The stars a swarm of bees in thy binging bag
    Stick angels on your jubilee feet. (66)

At the same time, drawing on the idea that atomic energy slumbers in the ordinary substance of nature, Corso repeatedly forces the bomb to "frolic zig and zag"—to represent nature in a scene possessed by the history of lyric:

O Spring Bomb
Come with thy gown of dynamite green
unmenace nature's inviolate eye
Before you the wimpled Past
behind you the hallooing Future O Bomb
Bound in the grassy clarion air. (66)

The Green World of the bomb implies, of course, the conjuring presence of the shepherd/poet. If we regard the pastoral scene as artificial, as a toy world, as an extravagant trifle (like Kepler's snowflake), then the artifice of the bomb coincides with an archaic poetic genre that transforms nature into theater. The "grassy clarion air" binds the bomb in antique weather and in the virtuosity of the lyric air.

Ultimately, to no great surprise, the bomb reveals itself to be a monstrous musical swain:

Battle forth your spangled hyena finger stumps
    along the brink of Paradise
    O Bomb O final Pied Piper
both sun and firefly behind your shock waltz. (67)
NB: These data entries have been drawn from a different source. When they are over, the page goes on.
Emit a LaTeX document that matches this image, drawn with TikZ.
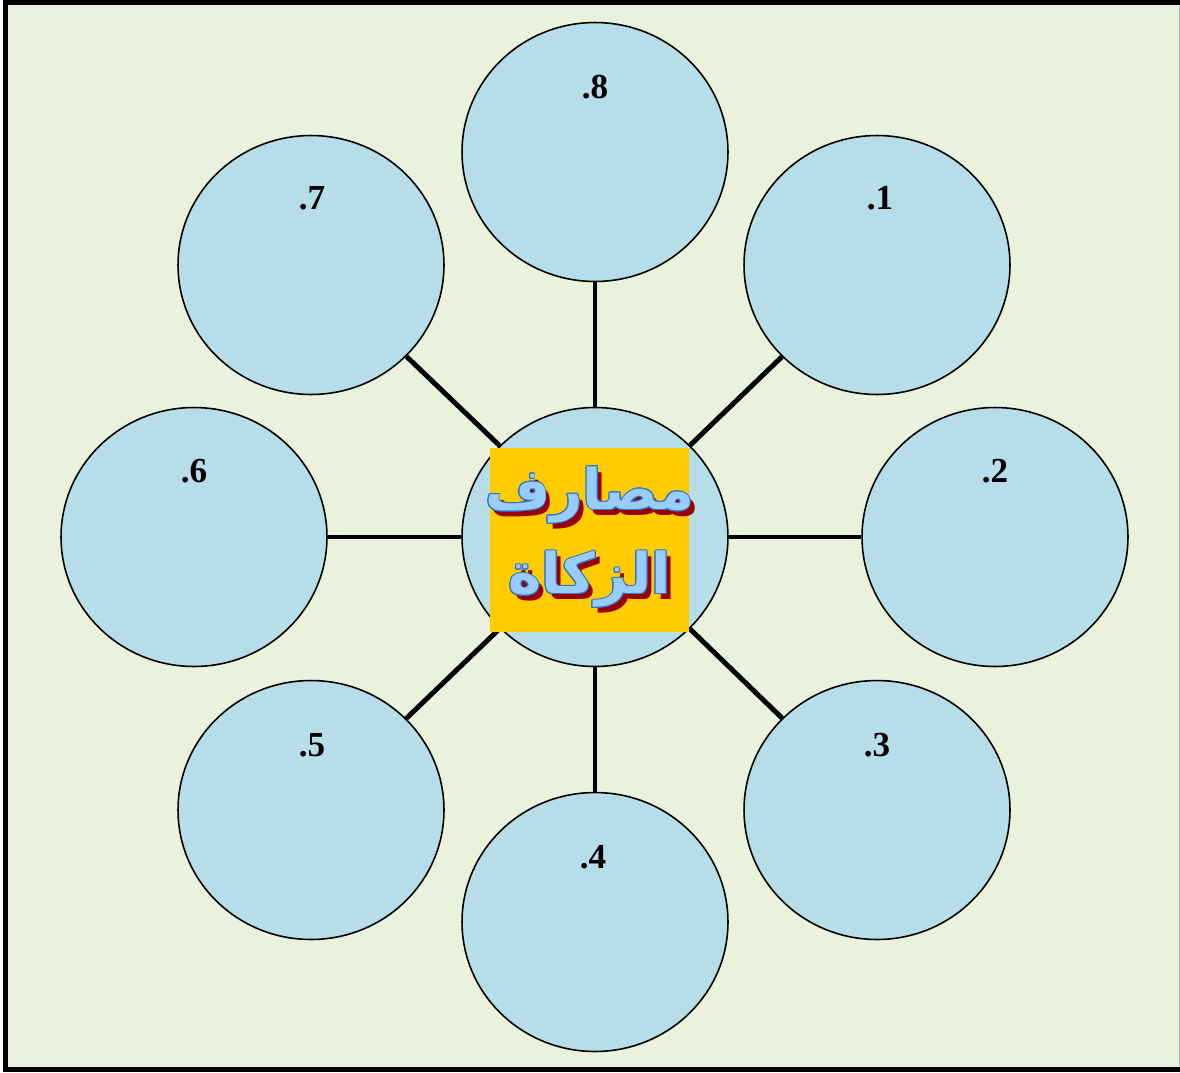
\documentclass[tikz,border=0pt]{standalone}
\usepackage{fontspec}
\usepackage{contour}
\usetikzlibrary{shapes.geometric}
\setmainfont{Liberation Serif}
\newfontfamily\arabicfont[Script=Arabic]{DejaVu Sans}
\TeXXeTstate=1
\definecolor{pagebg}{HTML}{EAF1DD}
\definecolor{ballfill}{HTML}{B7DEE8}
\definecolor{boxfill}{HTML}{FFCC00}
\definecolor{titleblue}{HTML}{99CCFF}
\definecolor{titleline}{HTML}{2E75C8}
\definecolor{titleshade}{HTML}{990000}
\contourlength{0.5pt}
\newcommand{\shadowed}[1]{\leavevmode
  \rlap{\kern2.8pt\lower3.2pt\hbox{\color{titleshade}\beginR#1\endR}}%
  \hbox{\color{titleblue}\contour{titleline}{\beginR#1\endR}}}

\begin{document}
\begin{tikzpicture}[
    x=0.02cm, y=-0.02cm,
    frame/.style={line width=2.8pt},
    ball/.style={draw, ellipse, line width=0.9pt, fill=ballfill,
      minimum width=5.32cm, minimum height=5.18cm, inner sep=0pt},
    numlbl/.style={font=\bfseries\fontsize{20}{24}\selectfont},
    spoke/.style={line width=2.8pt},
    titlebox/.style={fill=boxfill, minimum width=3.98cm, minimum height=3.68cm},
    titletext/.style={align=center, font=\arabicfont\bfseries\fontsize{32}{48}\selectfont}
]
\useasboundingbox (0,0) rectangle (1180,1072);
\fill[pagebg] (5.5,2.5) rectangle (1180,1069.5);
\draw[frame] (1185,2.5) -- (5.5,2.5) -- (5.5,1069.5) -- (1185,1069.5);
\draw[gray!60, line width=0.6pt] (1179.5,5) -- (1179.5,1067);

% outer balls
\node (b8) [ball] at (595,152) {};
\node (b1) [ball] at (877,265) {};
\node (b2) [ball] at (995,537) {};
\node (b3) [ball] at (877,810) {};
\node (b4) [ball] at (595,922) {};
\node (b5) [ball] at (311,810) {};
\node (b6) [ball] at (194,537) {};
\node (b7) [ball] at (311,265) {};

\node (hub) [ball] at (595,537) {};

\draw [spoke] (hub) -- (b8);
\draw [spoke] (hub) -- (b1);
\draw [spoke] (hub) -- (b2);
\draw [spoke] (hub) -- (b3);
\draw [spoke] (hub) -- (b4);
\draw [spoke] (hub) -- (b5);
\draw [spoke] (hub) -- (b6);
\draw [spoke] (hub) -- (b7);

% numbers
\node (n8) [numlbl] at (595,87)  {.8};
\node (n1) [numlbl] at (880,198) {.1};
\node (n2) [numlbl] at (995,471) {.2};
\node (n3) [numlbl] at (877,745) {.3};
\node (n4) [numlbl] at (593,857) {.4};
\node (n5) [numlbl] at (312,745) {.5};
\node (n6) [numlbl] at (194,471) {.6};
\node (n7) [numlbl] at (312,198) {.7};

% title
\node (tbox) [titlebox] at (589.5,540) {};
\node (title) [titletext] at (589.5,540)
  {\shadowed{مصارف}\\ \shadowed{الزكاة}};
\end{tikzpicture}
\end{document}
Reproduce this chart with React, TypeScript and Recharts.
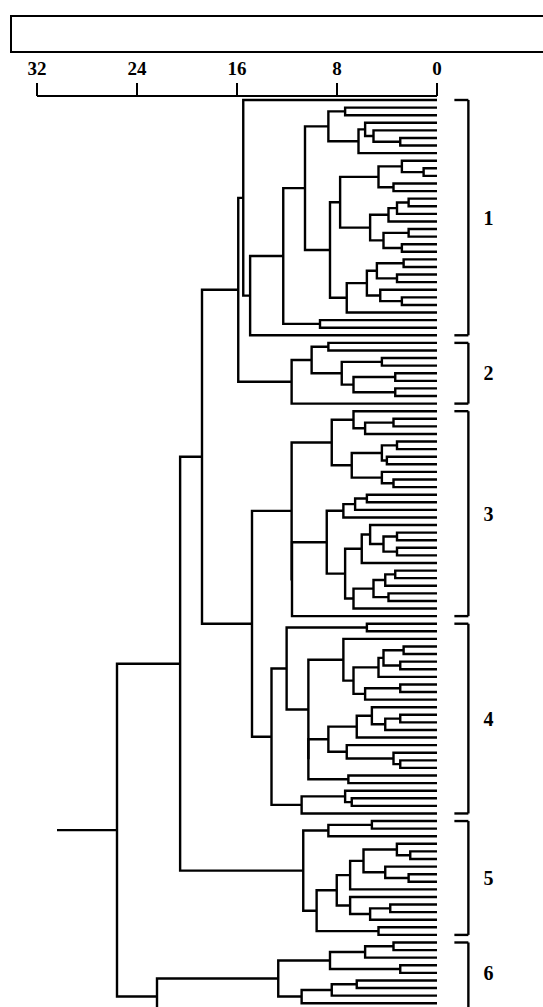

Incantation, moreover, is equated with apocalypse:

You are due and behold you are due
    and the heavens are with you
hosannah incalescent glorious liaison
BOMB O havoc antiphony molten cleft BOOM
    Bomb mark infinity a sudden furnace.

Corso refers to the bomb's "appellational womb" and regards it as a "liaison" not only to the ancient origins of poetry ("a hymnody feeling of all Troys / yet knowing Homer with a step of grace"), but to the mythological character of ancient physics:

The temples of ancient times
    their grand ruin ceased
Electrons Protons Neutrons
    gathering Hesperian hair.

With the advent of the bomb, the ancient doctrine of particles (which are no more accessible to intuition than the gods themselves) and the ancient meters of Lucretius cease their long decline into ruin, mingling song with the "carcass elements," to revive the corpuscularian body in a "shock waltz" treading along "the brink of paradise." Further—and this is Corso's way of invoking the problem of ethics—the idea that matter is nothing more than the shadow of the bomb leaves "God abandoned mock-nude." The modern revision of lyrical substance puts God in his grave, and returns God to life as the radiant species of the body.

from Toy Medium: Materialism and the Modern Lyric. Berkeley: U of California P, 2000. Copyright 2000 by the Regents of the University of California.

Stephen Hugh-Jones
"an untruth in yr website"

[Ed. note: the following is an email sent by Mr. Hugh-Jones to MAPS]

by chance, i came upon my own name in your website...

(try: modern american poetry---corso---bomb)

in which you cite the autobiography of dom moraes.... which he avers that when gregory corso and allen ginsberg came to oxford university in the late 1950s, and corso read a poem about the hydrogen bomb to the "new college poetry society", the members of the said society led by myself started throwing our shoes at him

your quotation is no doubt accurate, verbally; and i wouldn't turn a hair if it were true. but i fear the best bit of the alleged event is moraes's fantasy.

as anyone who knew him will tell you, dom moraes was a brilliant, stunningly good, young poet--and an equally skilled affabulist and fond of exercising that skill. 

corso and ginsberg indeed came to oxford, and indeed read some poems. (though, not that it matters, not to any "New College poetry society"--no such society, to my memory, ever existed. this may have been a meeting of the university labour club, perhaps? i don't know).

more to the point, the shoe-throwing is pure invention.

the assembled oxford students certainly heckled corso. alas, we threw no shoes. britons--like americans/french/chinese/most others--don't throw shoes as a sign of disapproval (even if they believed in smashing up their host's pictures and windows with the heavy english shoes worn in those days, to mark their disapproval of one of his guests).

in contrast, there is indeed a well known indian phrase--i've no idea if these days it's a genuine indian habit-- "throwing one's chappals [light sandals] at so-and-so" to mark one's disapproval. and, not by coincidence, dom moraes is an indian.

i would not be in the least ashamed, then or now, to have led disapproval of a silly poem by a silly man, as corso (strikingly unlike ginsberg) and his poem then appeared to be. but the shoe-throwing simply didn't happen, period.

merely in the interests of truth--not myself, i've done much sillier things than throw shoes 40-odd years ago--you should append a note to this extract, lest fantasy be taken for fact (as it already has in at least one biography of ginsberg). i suggest the following:

"The alleged leader of the alleged shoe-throwing records--to his regret, but from personal knowledge--that the high point of this entertaining tale is fantasy. We thought it a lousy poem, but we threw no shoes."